Holodomor Quotes – Graiffiti Activity

Graffiti Walk with Quotations on the Holodomor

Tamara Mischena

[Excerpt From Holodomor in Ukraine, The Genocidal Famine 1932-33: Teaching Materials for Teachers and Students – By Valentina Kuryliw]

The Graffiti Walk instructional strategy encourages higher-order thinking among students. In this activity students read and respond to a selection of quotations on the Holodomor. Students interpret and analyze the quotations and the impressions of their classmates, and thus, have an opportunity to deepen their understanding of the topic studied. This activity is especially well suited to kinesthetic learners and can easily be differentiated to suit the needs of students in diverse classrooms.

Appropriate for students:

Grades 7 to 12

Curriculum Fit / Specific Expectations / Learning Outcomes:

Please select outcomes you wish to cover from either English language arts or social studies or history and prepare an assessment to share with the students at the outset.

Materials Required:

  1. A selection of quotations on the topic of the Holodomor. See suggested quotations in this activity and Section 2, 2.8
  2. Chart paper
  3. Marker for each student

Set-up Required:

  1. Choose 5 to 6 of the suggested quotations provided below or selected from Section 2.
  2. Print each quotation on a separate sheet of chart paper.
    • Place quotations in stations around the classroom, ensuring sufficient space between stations. Quotations may also be hung on the wall and/or dispersed on desks around the classroom. Note: Whiteboards or chalkboards may be used instead of chart paper provided there is ample space between each station to prevent overcrowding of students.
    • Print out instructions that follow the suggested quotations.

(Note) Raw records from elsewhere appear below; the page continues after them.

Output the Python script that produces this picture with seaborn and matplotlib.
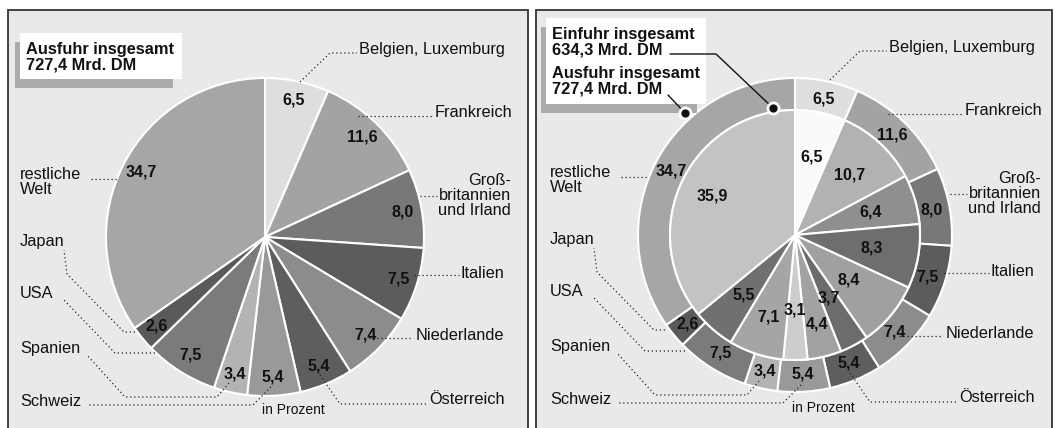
import numpy as np
import matplotlib.pyplot as plt
from matplotlib.patches import Rectangle
import seaborn as sns

sns.set_theme(style="white")
plt.rcParams["font.family"] = ["Liberation Sans", "DejaVu Sans"]

# Daten (in Prozent), Reihenfolge im Uhrzeigersinn ab 12 Uhr
laender = ["Belgien, Luxemburg", "Frankreich", "Groß-\nbritannien\nund Irland", "Italien",
           "Niederlande", "Österreich", "Schweiz", "Spanien", "USA", "Japan", "restliche\nWelt"]
ausfuhr = [6.5, 11.6, 8.0, 7.5, 7.4, 5.4, 5.4, 3.4, 7.5, 2.6, 34.7]
einfuhr = [6.5, 10.7, 6.4, 8.3, 8.4, 3.7, 4.4, 3.1, 7.1, 5.5, 35.9]
ausfuhr_titel = "Ausfuhr insgesamt\n727,4 Mrd. DM"
einfuhr_titel = "Einfuhr insgesamt\n634,3 Mrd. DM"

grau_ausfuhr = ["#dedede", "#a3a3a3", "#787878", "#5c5c5c", "#8c8c8c", "#5e5e5e",
                "#999999", "#b3b3b3", "#7b7b7b", "#5a5a5a", "#a6a6a6"]
grau_einfuhr = ["#fafafa", "#b2b2b2", "#8f8f8f", "#6e6e6e", "#a0a0a0", "#6c6c6c",
                "#a2a2a2", "#cdcdcd", "#a5a5a5", "#707070", "#c3c3c3"]

W, H = 1055, 428
fig = plt.figure(figsize=(W / 100, H / 100), dpi=100)
ax = fig.add_axes([0, 0, 1, 1])


def px(x, y):
    return x, H - y


def fmt(v):
    return f"{v:.1f}".replace(".", ",")


def mitte(werte):
    cum = np.cumsum([0] + list(werte))
    mid = (cum[:-1] + cum[1:]) / 2 / cum[-1] * 360
    return np.radians(90 - mid)


def werte_text(cx, cy, werte, dist):
    for v, a, d in zip(werte, mitte(werte), dist):
        x, y = px(cx, cy)
        ax.text(x + d * np.cos(a), y + d * np.sin(a), fmt(v), ha="center", va="center",
                fontsize=11.5, fontweight="bold", color="#111111", zorder=5)


# Beschriftungen relativ zum Kreismittelpunkt (Pixel, y nach unten)
text_pos = [(94, -188, "left"), (170, -125, "left"), (246, -42, "right"), (196, 36, "left"),
            (151, 98, "left"), (164, 162, "left"), (-245, 165, "left"), (-245, 111, "left"),
            (-245, 57, "left"), (-245, 4, "left"), (-245, -55, "left")]
leader = [
    [(35, -155), (65, -184), (92, -184)],
    [(93, -121), (167, -121)],
    [(155, -41), (172, -41)],
    [(149, 38), (194, 38)],
    [(104, 101), (148, 101)],
    [(55, 138), (75, 167), (162, 167)],
    [(6, 150), (-12, 168), (-176, 168)],
    [(-36, 146), (-48, 160), (-140, 160), (-178, 118)],
    [(-110, 116), (-150, 116), (-202, 62)],
    [(-130, 95), (-141, 95), (-198, 37), (-201, 13)],
    [(-174, -58), (-146, -58)],
]


def beschriftung(cx, cy):
    for name, (tx, ty, ha), pts in zip(laender, text_pos, leader):
        ax.text(*px(cx + tx, cy + ty), name, ha=ha, va="center", fontsize=11.8,
                linespacing=1.0, multialignment=ha, color="#111111", zorder=5)
        xs, ys = zip(*[px(cx + a, cy + b) for a, b in pts])
        ax.plot(xs, ys, ls=(0, (1, 2.2)), color="#222222", lw=0.9, zorder=4)
    ax.text(*px(cx + 28, cy + 173), "in Prozent", ha="center", va="center",
            fontsize=10, color="#111111", zorder=5)


def titel_box(x0, y0, x1, y1):
    ax.add_patch(Rectangle((x0 - 5, H - y1 - 9), x1 - x0 - 4, y1 - y0, color="#ababab", lw=0, zorder=2))
    ax.add_patch(Rectangle((x0, H - y1), x1 - x0, y1 - y0, color="white", lw=0, zorder=3))


# Hintergrund-Felder
for x0, w in [(8, 520), (536, 516)]:
    ax.add_patch(Rectangle((x0, -5), w, H - 10 + 5, facecolor="#e9e9e9",
                           edgecolor="#333333", lw=1.3, zorder=0))

kanten = dict(edgecolor="white", linewidth=1.5)

# linkes Diagramm: Ausfuhr
lx, ly = 265, 237
ax.pie(ausfuhr, colors=grau_ausfuhr, startangle=90, counterclock=False,
       center=px(lx, ly), radius=159, wedgeprops=kanten)
werte_text(lx, ly, ausfuhr, [140] * len(ausfuhr))
beschriftung(lx, ly)
titel_box(20, 33, 182, 79)
ax.text(*px(26, 57), ausfuhr_titel, ha="left", va="center", fontsize=11.8,
        fontweight="bold", linespacing=1.05, color="#111111", zorder=5)

# rechtes Diagramm: Ausfuhr (Ring) und Einfuhr (innen)
rx, ry = 795, 235
ax.pie(ausfuhr, colors=grau_ausfuhr, startangle=90, counterclock=False,
       center=px(rx, ry), radius=157, wedgeprops=dict(width=32, **kanten))
ax.pie(einfuhr, colors=grau_einfuhr, startangle=90, counterclock=False,
       center=px(rx, ry), radius=125, wedgeprops=kanten)
werte_text(rx, ry, ausfuhr, [139] * len(ausfuhr))
werte_text(rx, ry, einfuhr, [80, 81, 79, 78, 70, 72, 92, 75, 86, 79, 92])
beschriftung(rx, ry)
titel_box(546, 18, 706, 104)
ax.text(*px(552, 42), einfuhr_titel, ha="left", va="center", fontsize=11.8,
        fontweight="bold", linespacing=1.05, color="#111111", zorder=5)
ax.text(*px(552, 81), ausfuhr_titel, ha="left", va="center", fontsize=11.8,
        fontweight="bold", linespacing=1.05, color="#111111", zorder=5)

for pts in [[(670, 54), (716, 54), (773, 108)], [(668, 95), (685, 113)]]:
    xs, ys = zip(*[px(a, b) for a, b in pts])
    ax.plot(xs, ys, color="#111111", lw=1, zorder=6)
    ax.plot(xs[-1], ys[-1], "o", ms=8, color="#111111", mec="white", mew=2, zorder=7)

ax.set_xlim(0, W)
ax.set_ylim(0, H)
ax.set_aspect("equal")
ax.axis("off")

fig.savefig("out.png", dpi=100, facecolor="white")
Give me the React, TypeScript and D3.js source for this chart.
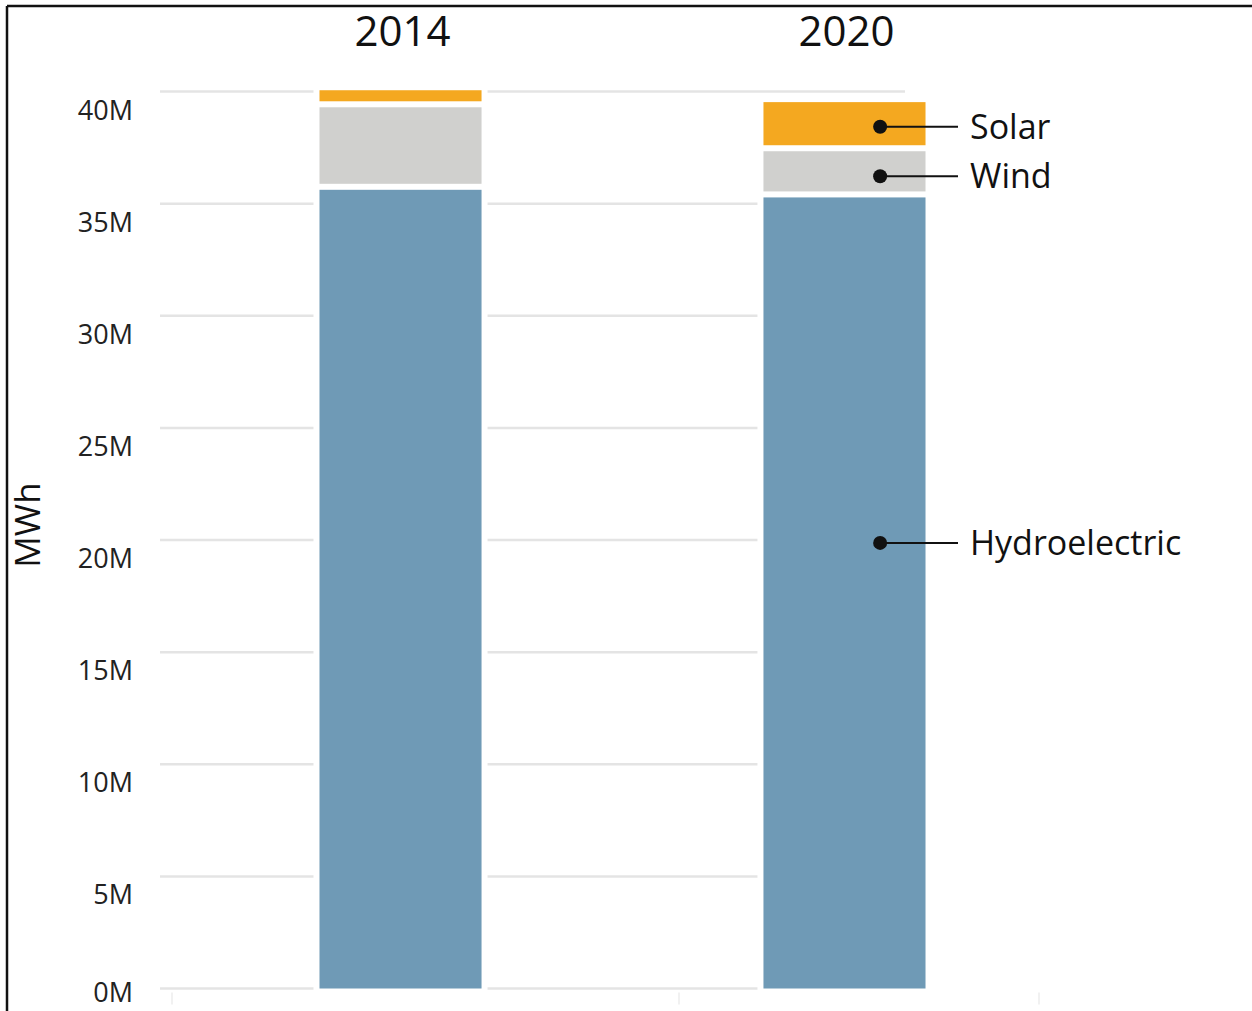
import React from "react";
import * as d3 from "d3";

const years = ["2014", "2020"];
const sources = ["Hydroelectric", "Wind", "Solar"];
const hydro = [35.75e6, 35.41e6];
const wind = [3.68e6, 2.06e6];
const solar = [0.76e6, 2.19e6];
const yTicks = [0, 5e6, 10e6, 15e6, 20e6, 25e6, 30e6, 35e6, 40e6];
const colors = ["#6f9ab6", "#d0d0ce", "#f4a820"];
// where each legend label points to on the 2020 bar (MWh)
const legendAnchor = [19.87e6, 36.22e6, 38.43e6];

const W = 1252;
const H = 1011;
const FONT = "'Open Sans', Lato, sans-serif";

export default function App() {
  const y = d3.scaleLinear().domain([0, 40e6]).range([988.5, 91.5]);
  const x = d3
    .scaleBand<string>()
    .domain(years)
    .range([97.5, 1147.5])
    .paddingInner(0.635)
    .paddingOuter(0.5);
  const bw = x.bandwidth();

  const rows = years.map((yr, i) => ({
    year: yr,
    Hydroelectric: hydro[i],
    Wind: wind[i],
    Solar: solar[i],
  }));
  const stacked = d3.stack<any>().keys(sources)(rows);

  const gap = 3;
  const gridX0 = 160;
  const gridX1 = 905;
  const fmt = (v: number) => `${v / 1e6}M`;

  const last = years.length - 1;
  const legendX = (x(years[last]) as number) + bw * 0.72;

  return (
    <svg
      width={W}
      height={H}
      style={{ position: "absolute", left: 0, top: 0, background: "#fff" }}
    >
      <rect x={0} y={0} width={W} height={H} fill="#fff" />
      {/* frame */}
      <line x1={7} x2={W} y1={6} y2={6} stroke="#111" strokeWidth={2.5} />
      <line x1={7} x2={7} y1={6} y2={H} stroke="#111" strokeWidth={2.5} />

      {/* grid */}
      {yTicks.map((t) => (
        <line
          key={"g" + t}
          x1={gridX0}
          x2={gridX1}
          y1={y(t)}
          y2={y(t)}
          stroke="#e4e4e4"
          strokeWidth={2.5}
        />
      ))}
      {/* faint bottom ticks */}
      {[172, 679, 1039].map((tx) => (
        <line
          key={"bt" + tx}
          x1={tx}
          x2={tx}
          y1={y(0) + 4}
          y2={y(0) + 16}
          stroke="#ececec"
          strokeWidth={1.5}
        />
      ))}

      {/* y tick labels */}
      {yTicks.map((t) => (
        <text
          key={"l" + t}
          x={133}
          y={Math.min(y(t) + 28, 1002)}
          textAnchor="end"
          fontFamily={FONT}
          fontSize={27}
          fill="#222"
        >
          {fmt(t)}
        </text>
      ))}

      {/* y axis title */}
      <text
        transform={`translate(40, ${y(20e6) - 15}) rotate(-90)`}
        textAnchor="middle"
        fontFamily={FONT}
        fontSize={35}
        fill="#111"
      >
        MWh
      </text>

      {/* bar backdrops that cut the grid */}
      {years.map((yr, i) => {
        const top = y(stacked[stacked.length - 1][i][1]);
        return (
          <rect
            key={"bg" + yr}
            x={(x(yr) as number) - 6}
            y={top - gap}
            width={bw + 12}
            height={y(0) - top + gap + 2}
            fill="#fff"
          />
        );
      })}

      {/* bars */}
      {stacked.map((layer, li) =>
        layer.map((d, i) => {
          const yt = y(d[1]) + gap;
          const yb = d[0] === 0 ? y(0) : y(d[0]) - gap;
          return (
            <rect
              key={layer.key + i}
              x={x(years[i]) as number}
              y={yt}
              width={bw}
              height={Math.max(0, yb - yt)}
              fill={colors[li]}
            />
          );
        })
      )}

      {/* column titles */}
      {years.map((yr) => (
        <text
          key={"t" + yr}
          x={(x(yr) as number) + bw / 2 + 2}
          y={46}
          textAnchor="middle"
          fontFamily={FONT}
          fontSize={42}
          fill="#111"
        >
          {yr}
        </text>
      ))}

      {/* legend */}
      {sources.map((s, i) => {
        const ly = y(legendAnchor[i]);
        return (
          <g key={"lg" + s}>
            <line x1={legendX} x2={958} y1={ly} y2={ly} stroke="#111" strokeWidth={2} />
            <circle cx={legendX} cy={ly} r={7} fill="#111" />
            <text
              x={970}
              y={ly}
              dy="0.35em"
              fontFamily={FONT}
              fontSize={34}
              fill="#111"
            >
              {s}
            </text>
          </g>
        );
      })}
    </svg>
  );
}
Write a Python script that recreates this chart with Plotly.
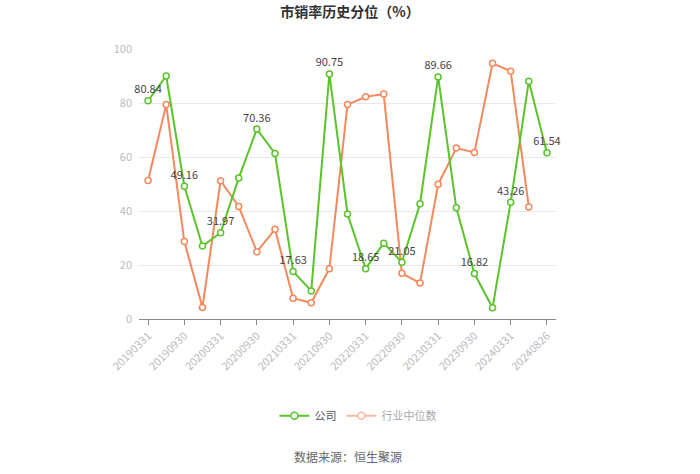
import plotly.graph_objects as go

dates = ["20190331", "20190630", "20190930", "20191231", "20200331", "20200630",
         "20200930", "20201231", "20210331", "20210630", "20210930", "20211231",
         "20220331", "20220630", "20220930", "20221231", "20230331", "20230630",
         "20230930", "20231231", "20240331", "20240630", "20240826"]
company = [80.84, 90.0, 49.16, 27.0, 31.97, 52.2, 70.36, 61.3, 17.63, 10.4, 90.75, 38.9,
           18.65, 28.1, 21.05, 42.7, 89.66, 41.2, 16.82, 4.2, 43.26, 88.1, 61.54]
industry = [51.3, 79.4, 28.7, 4.3, 51.2, 41.7, 24.9, 33.2, 7.7, 6.0, 18.6, 79.4,
            82.3, 83.3, 16.9, 13.3, 49.9, 63.3, 61.7, 94.7, 91.8, 41.5, None]
tick_labels = dates[::2]

GREEN = "#5ac42a"
ORANGE = "#f5885c"
ORANGE_LIGHT = "#f7b9a0"
FONT = "Noto Sans CJK SC, Noto Sans, sans-serif"

labels = [f"{v:.2f}" if i % 2 == 0 else "" for i, v in enumerate(company)]

fig = go.Figure()
fig.add_trace(go.Scatter(
    x=dates, y=industry, name="行业中位数", mode="lines+markers",
    line=dict(color=ORANGE, width=2),
    marker=dict(symbol="circle", size=6, color="white", line=dict(color=ORANGE, width=1.5)),
    connectgaps=False, showlegend=False,
))
fig.add_trace(go.Scatter(
    x=dates, y=company, name="公司", mode="lines+markers+text",
    line=dict(color=GREEN, width=2),
    marker=dict(symbol="circle", size=6, color="white", line=dict(color=GREEN, width=1.5)),
    text=labels, textposition="top center",
    textfont=dict(size=11, color="#444", family=FONT),
    cliponaxis=False, showlegend=False,
))
# legend entries
fig.add_trace(go.Scatter(
    x=[None], y=[None], name="<span style='color:#555'>公司</span>", mode="lines+markers",
    line=dict(color=GREEN, width=2),
    marker=dict(symbol="circle", size=7, color="white", line=dict(color=GREEN, width=1.5)),
))
fig.add_trace(go.Scatter(
    x=[None], y=[None], name="<span style='color:#aaa'>行业中位数</span>", mode="lines+markers",
    line=dict(color=ORANGE_LIGHT, width=2),
    marker=dict(symbol="circle", size=7, color="white", line=dict(color=ORANGE_LIGHT, width=1.5)),
))

fig.update_layout(
    width=700, height=474,
    margin=dict(l=139, r=144, t=49, b=155),
    paper_bgcolor="white", plot_bgcolor="white",
    font=dict(family=FONT, color="#666"),
    title=dict(text="<b>市销率历史分位（%）</b>", x=0.5, xanchor="center",
               y=1 - 12 / 474, yanchor="middle",
               font=dict(size=14, color="#333", family=FONT)),
    showlegend=True,
    legend=dict(orientation="h", x=0.525, xanchor="center", y=-0.358, yanchor="middle",
                font=dict(size=11, color="#999", family=FONT),
                itemwidth=30),
    xaxis=dict(type="category", range=[-0.5, 22.5], tickmode="array",
               tickvals=tick_labels, ticktext=tick_labels, tickangle=-45,
               ticks="outside", ticklen=5, tickcolor="#888",
               showline=True, linecolor="#888", linewidth=1,
               showgrid=False, tickfont=dict(size=11, color="#bbb", family=FONT)),
    yaxis=dict(range=[0, 100], tickvals=[0, 20, 40, 60, 80, 100],
               showgrid=True, gridcolor="#e8e8e8", zeroline=False,
               showline=False, tickfont=dict(size=11, color="#bbb", family=FONT),
               ticks="", ticklabelstandoff=6),
    annotations=[dict(text="数据来源：恒生聚源", xref="paper", yref="paper",
                      x=0.5, y=-0.509, xanchor="center", yanchor="middle",
                      showarrow=False, font=dict(size=12, color="#666", family=FONT))],
)

fig.write_html("out.html")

Place in the classroom for easy reference for students
    • Divide students into groups of 4-6.

Task One

  1. Students are instructed to move with their group from station to station at timed intervals until each group has visited all stations.
  2. At each station students read the quotation and the responses contributed by students in previous groups.
  3. Students record their comments directly on the sheet of chart paper. Comments may be about their interpretation of the quotation, their opinion about what was said, inferences they have made, questions that came to mind, connections to previously learned course content, connections to ideas, topics, news, and/or events beyond the classroom, or their thoughts on what their classmates have written.

Task Two

  1. Groups return to their first station to analyze the responses. Within their group, students choose: group leader—ensures everyone has the opportunity to participate and that opinions are respected, maintains order.
  2. time keeper—ensures the discussion is on topic and manages the group’s discussion time
  3. recorder—records the group’s ideas, arguments, and evidence
  4. presenter—presents the group’s arguments to the class
  5. Students identify common themes and interesting ideas among the comments, as well as develop questions based on their findings for class discussion.
  6. Each group presents a summary of their comments, analysis, and questions to the rest of the class.
  7. Using brainstorming technique, teacher aids students to find 5 focus items from the class presentations.

Variations:

Differentiation

Quotations may be substituted with photographs, statements, facts, video clips, audio clips, visual media, and/or questions developed by the teacher.

Individual variation

Students can be asked to respond to quotations without discussing or collaborate with others in their group.

Group variation

Students within each group may be asked to collaborate when generating their responses to the quotations. Students  assigned to a role in the group to ensure a productive group environment (e.g., leader, time keeper, presenter) may change roles and responsibilities at each station.

POST-TASK ACTIVITY
  • Students may choose a quotation on the Holodomor that most closely reflects their conclusions, based on their thoughts, analysis, and class discussion.